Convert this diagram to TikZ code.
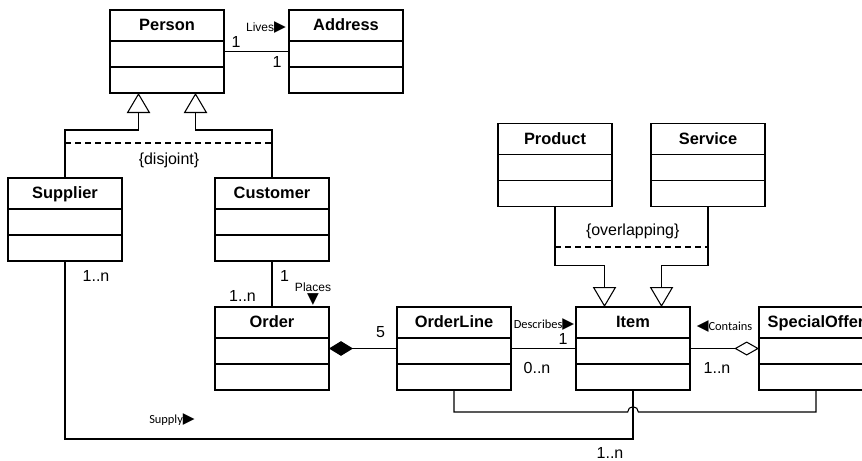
\documentclass[tikz,border=0pt]{standalone}
\usepackage{fontspec}
\setmainfont{Liberation Sans}
\newfontfamily\calfont{Carlito}
\newfontfamily\symfont{DejaVu Sans}
\newcommand{\tri}[1]{{\symfont\fontsize{11.5}{11.5}\selectfont #1}}
\usetikzlibrary{arrows.meta,calc}
\tikzset{
  umlclass/.style={draw, line width=1.1pt, minimum width=85.5pt, minimum height=62.25pt,
                   inner sep=0pt, outer sep=0pt,
                   path picture={
                     \draw[line width=1.1pt] ([yshift=-23.25pt]path picture bounding box.north west)
                          -- ([yshift=-23.25pt]path picture bounding box.north east);
                     \draw[line width=1.1pt] ([yshift=-42.75pt]path picture bounding box.north west)
                          -- ([yshift=-42.75pt]path picture bounding box.north east);
                   },
                   label={[anchor=base, yshift=-15.5pt, font=\fontsize{12.3}{14}\selectfont\bfseries]north:#1}},
  conn/.style={line width=0.8pt},
  genarrow/.style={conn, -{Triangle[open, length=15pt, width=17.5pt]}},
  constraint/.style={line width=0.8pt, dash pattern=on 4.5pt off 3pt},
  mult/.style={font=\fontsize{12}{14}\selectfont, inner sep=0pt},
  rolename/.style={font=\fontsize{9}{11}\selectfont, inner sep=0pt},
  calname/.style={font=\calfont\fontsize{9.3}{11}\selectfont, inner sep=0pt}
}
\begin{document}
\begin{tikzpicture}[x=0.75pt, y=-0.75pt]
  \clip (0,0) rectangle (862,460);
  \fill[white] (0,0) rectangle (862,460);

  % classes
  \node[umlclass=Person] (person) at (167,51.5) {};
  \node[umlclass=Address] (address) at (346,51.5) {};
  \node[umlclass=Supplier] (supplier) at (65,219.5) {};
  \node[umlclass=Customer] (customer) at (272,219.5) {};
  \node[umlclass=Order] (order) at (272,348.5) {};
  \node[umlclass=OrderLine] (orderline) at (454,348.5) {};
  \node[umlclass=Item] (item) at (633,348.5) {};
  \node[umlclass=SpecialOffer] (offer) at (816,348.5) {};
  \node[umlclass=Product] (product) at (555,165) {};
  \node[umlclass=Service] (service) at (708,165) {};

  % Person generalization
  \coordinate (pgA) at ($(person.south west)!0.25!(person.south east)$);
  \coordinate (pgB) at ($(person.south west)!0.75!(person.south east)$);
  \draw[genarrow] (supplier.north) -- ++(0,-48) -| (pgA);
  \draw[genarrow] (customer.north) -- ++(0,-48) -| (pgB);
  \coordinate (disj) at (169,143);
  \draw[constraint] (supplier.north |- disj) -- (customer.north |- disj);
  \node[mult] (disjlabel) at (169,160.5) {\{disjoint\}};

  % Item generalization
  \coordinate (igA) at ($(item.north west)!0.25!(item.north east)$);
  \coordinate (igB) at ($(item.north west)!0.75!(item.north east)$);
  \draw[genarrow] (product.south) -- ++(0,59) -| (igA);
  \draw[genarrow] (service.south) -- ++(0,59) -| (igB);
  \coordinate (ovl) at (632,247);
  \draw[constraint] (product.south |- ovl) -- (service.south |- ovl);
  \node[mult] (ovllabel) at (632.7,231.5) {\{overlapping\}};

  % associations
  \draw[conn] (person.east) -- (address.west);
  \node[rolename] (lives) at (266,28) {Lives\tri{▶}};
  \node[mult] (livesA) at (236,42) {1};
  \node[mult] (livesB) at (277,62) {1};

  \draw[conn] (customer.south) -- (order.north);
  \node[mult] (placesA) at (284.5,276) {1};
  \node[mult] (placesB) at (242.5,296) {1..n};
  \node[rolename] (places) at (313,287.5) {Places};
  \node[rolename] (placesdir) at (313,300) {\tri{▼}};

  \draw[conn, {Diamond[length=18pt, width=11pt]}-] (order.east) -- (orderline.west);
  \node[mult] (compmult) at (380.5,332.5) {5};

  \draw[conn] (orderline.east) -- (item.west);
  \node[calname] (describes) at (544,324.5) {Describes\tri{▶}};
  \node[mult] (descA) at (563,339) {1};
  \node[mult] (descB) at (537,367.5) {0..n};

  \draw[conn, -{Diamond[open, length=18.5pt, width=10.5pt]}] (item.east) -- (offer.west);
  \node[calname] (contains) at (724.5,326.5) {\tri{◀}Contains};
  \node[mult] (contmult) at (717,367.5) {1..n};

  % supply
  \draw[conn] (supplier.south) -- ++(0,178) -| (item.south);
  \node[mult] (supA) at (96,276) {1..n};
  \node[calname] (supply) at (172,420) {Supply\tri{▶}};
  \node[mult] (supB) at (610,453) {1..n};

  % orderline -- offer, hopping over supply
  \coordinate (hop) at ($(item.south)+(0,22)$);
  \draw[conn] (orderline.south) |- ([xshift=-4pt]hop) arc[start angle=180, end angle=0, radius=4pt] -| (offer.south);
\end{tikzpicture}
\end{document}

### What to work on
Every line above should be returned exactly; the pictures stay out.

### Full output
Convert this diagram to TikZ code.
\documentclass[tikz,border=0pt]{standalone}
\usepackage{fontspec}
\setmainfont{Liberation Sans}
\newfontfamily\calfont{Carlito}
\newfontfamily\symfont{DejaVu Sans}
\newcommand{\tri}[1]{{\symfont\fontsize{11.5}{11.5}\selectfont #1}}
\usetikzlibrary{arrows.meta,calc}
\tikzset{
  umlclass/.style={draw, line width=1.1pt, minimum width=85.5pt, minimum height=62.25pt,
                   inner sep=0pt, outer sep=0pt,
                   path picture={
                     \draw[line width=1.1pt] ([yshift=-23.25pt]path picture bounding box.north west)
                          -- ([yshift=-23.25pt]path picture bounding box.north east);
                     \draw[line width=1.1pt] ([yshift=-42.75pt]path picture bounding box.north west)
                          -- ([yshift=-42.75pt]path picture bounding box.north east);
                   },
                   label={[anchor=base, yshift=-15.5pt, font=\fontsize{12.3}{14}\selectfont\bfseries]north:#1}},
  conn/.style={line width=0.8pt},
  genarrow/.style={conn, -{Triangle[open, length=15pt, width=17.5pt]}},
  constraint/.style={line width=0.8pt, dash pattern=on 4.5pt off 3pt},
  mult/.style={font=\fontsize{12}{14}\selectfont, inner sep=0pt},
  rolename/.style={font=\fontsize{9}{11}\selectfont, inner sep=0pt},
  calname/.style={font=\calfont\fontsize{9.3}{11}\selectfont, inner sep=0pt}
}
\begin{document}
\begin{tikzpicture}[x=0.75pt, y=-0.75pt]
  \clip (0,0) rectangle (862,460);
  \fill[white] (0,0) rectangle (862,460);

  % classes
  \node[umlclass=Person] (person) at (167,51.5) {};
  \node[umlclass=Address] (address) at (346,51.5) {};
  \node[umlclass=Supplier] (supplier) at (65,219.5) {};
  \node[umlclass=Customer] (customer) at (272,219.5) {};
  \node[umlclass=Order] (order) at (272,348.5) {};
  \node[umlclass=OrderLine] (orderline) at (454,348.5) {};
  \node[umlclass=Item] (item) at (633,348.5) {};
  \node[umlclass=SpecialOffer] (offer) at (816,348.5) {};
  \node[umlclass=Product] (product) at (555,165) {};
  \node[umlclass=Service] (service) at (708,165) {};

  % Person generalization
  \coordinate (pgA) at ($(person.south west)!0.25!(person.south east)$);
  \coordinate (pgB) at ($(person.south west)!0.75!(person.south east)$);
  \draw[genarrow] (supplier.north) -- ++(0,-48) -| (pgA);
  \draw[genarrow] (customer.north) -- ++(0,-48) -| (pgB);
  \coordinate (disj) at (169,143);
  \draw[constraint] (supplier.north |- disj) -- (customer.north |- disj);
  \node[mult] (disjlabel) at (169,160.5) {\{disjoint\}};

  % Item generalization
  \coordinate (igA) at ($(item.north west)!0.25!(item.north east)$);
  \coordinate (igB) at ($(item.north west)!0.75!(item.north east)$);
  \draw[genarrow] (product.south) -- ++(0,59) -| (igA);
  \draw[genarrow] (service.south) -- ++(0,59) -| (igB);
  \coordinate (ovl) at (632,247);
  \draw[constraint] (product.south |- ovl) -- (service.south |- ovl);
  \node[mult] (ovllabel) at (632.7,231.5) {\{overlapping\}};

  % associations
  \draw[conn] (person.east) -- (address.west);
  \node[rolename] (lives) at (266,28) {Lives\tri{▶}};
  \node[mult] (livesA) at (236,42) {1};
  \node[mult] (livesB) at (277,62) {1};

  \draw[conn] (customer.south) -- (order.north);
  \node[mult] (placesA) at (284.5,276) {1};
  \node[mult] (placesB) at (242.5,296) {1..n};
  \node[rolename] (places) at (313,287.5) {Places};
  \node[rolename] (placesdir) at (313,300) {\tri{▼}};

  \draw[conn, {Diamond[length=18pt, width=11pt]}-] (order.east) -- (orderline.west);
  \node[mult] (compmult) at (380.5,332.5) {5};

  \draw[conn] (orderline.east) -- (item.west);
  \node[calname] (describes) at (544,324.5) {Describes\tri{▶}};
  \node[mult] (descA) at (563,339) {1};
  \node[mult] (descB) at (537,367.5) {0..n};

  \draw[conn, -{Diamond[open, length=18.5pt, width=10.5pt]}] (item.east) -- (offer.west);
  \node[calname] (contains) at (724.5,326.5) {\tri{◀}Contains};
  \node[mult] (contmult) at (717,367.5) {1..n};

  % supply
  \draw[conn] (supplier.south) -- ++(0,178) -| (item.south);
  \node[mult] (supA) at (96,276) {1..n};
  \node[calname] (supply) at (172,420) {Supply\tri{▶}};
  \node[mult] (supB) at (610,453) {1..n};

  % orderline -- offer, hopping over supply
  \coordinate (hop) at ($(item.south)+(0,22)$);
  \draw[conn] (orderline.south) |- ([xshift=-4pt]hop) arc[start angle=180, end angle=0, radius=4pt] -| (offer.south);
\end{tikzpicture}
\end{document}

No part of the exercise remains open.